Yesterday I posted the folklore story of a white wedding death. Today this is a true story.
Many years ago in the days of no seat belts, a beautiful woman was driving way too fast on the icy roads returning from shopping in Granby. She was to be married the next week and her future husband was sitting next to her and her younger sister was fast asleep in the back seat. They were in a hurry to get to a family dinner and she was not paying attention as she roared down the road. In less than one minute she hit some black ice, the car spun around three times, and then rolled down an embankment.
The car lay upside down, deep in snow, barely a few feet from the ice covered Yamaska River just outside of Cowansville. My father, who had just picked me up from my friend’s house sped down the road as we both had seen the accident. He parked the car on the side of the highway and a neighbour who had also seen everything transpire from his living room window. He screamed out of his open door with ice covered words that help was on the way.
My father told me to stay in the car and I watched him go slowly down the steep snow covered hill. I knew he was having a hard time as he had his old rubber black galoshes on. In those days the soles had no grips and he never fastened his boots.
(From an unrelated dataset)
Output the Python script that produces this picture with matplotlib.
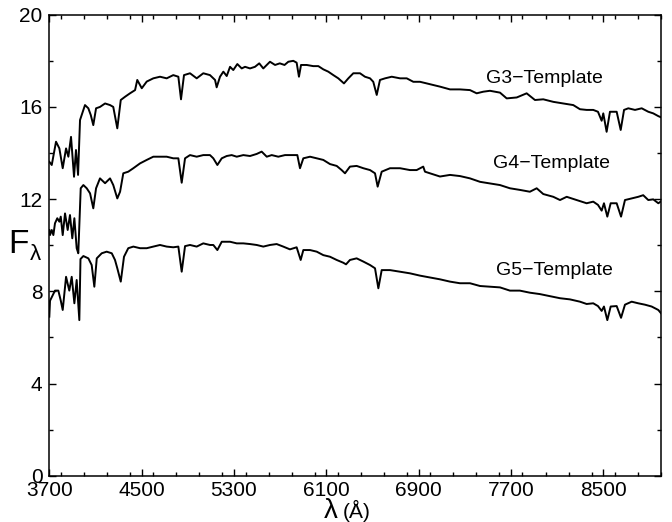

I saw him look into the car and then start to frantically try to kick the window out. The man that had called for assistance was already down at the bottom of the hill trying to help my father. They managed to pull a blonde haired woman out and my father was speaking to her loudly.
The ambulance and the police had arrived by that time and it just seemed to be a vision of black and red. I closed my eyes because I figured that there was nothing but tragedy in and outside that car.
Ten minutes later my father came back and had a grim look on his face. I could see the fireman pull a man out and he looked lifeless. My father never said another word that night nor the next day about the accident, and I never asked.
My late father Arthur J. Knight- Cowansville, Quebec. Former alderman and deputy mayor of Cowansville and campaign committee member for former Quebec Member of the Legislative Assembly Jean Jacques Bertrand for the District of Missisquoi from 1948 until his death in 1973 and he was also the 21st Quebec Premier.
I found out from my grandmother that the name of the woman who had died was Celine. She had been involved with the marching band’s majorettes in town, and my father being an alderman had recently approved a town council donation to their organization.
I had really wanted to become a “twirler” and I had called Celine weeks before telling her of my desire. I also added that I was Arthur Knight’s daughter in the conversation and she told me to come the next night to try out. It never really was a try out; simply eight of us sitting on hard chairs against a wall. She had no clue who I was, and being overweight I was one of two that was not picked.
I was devastated and said goodbye to her. She asked me my name and when I told her she looked upset. Immediately Celine told me that I could join, but at that point I felt she was just being kind because of my father. She called me later to apologize and I rudely told her I understood.
A few days later after the accident my father asked me to sit down. He asked me if I knew about Celine and I nodded my head. I knew that she and her future groom didn’t make it, but her sister had somehow survived.
He took my hand and told me she had opened her eyes for a few seconds and recognized him when they had pulled her out of the car. He said he had repeatedly told her to fight for her life. My father holding back tears said she looked at him and all she had said was,
“Monsieur Knight…. Linda.”
I had tears in my eyes. Her last words contained a mention of my name and I felt just awful. There is never any excuse to treat someone poorly, no matter what the situation is. That week she and he boyfriend’s caskets were brought into the same community hall where their reception was to be held and all the guests were there celebrating not their marriage, but sadly their death. I have always felt that birth, death, marriage is destined, and these things can’t be manipulated–and I will never ever forget this tragedy.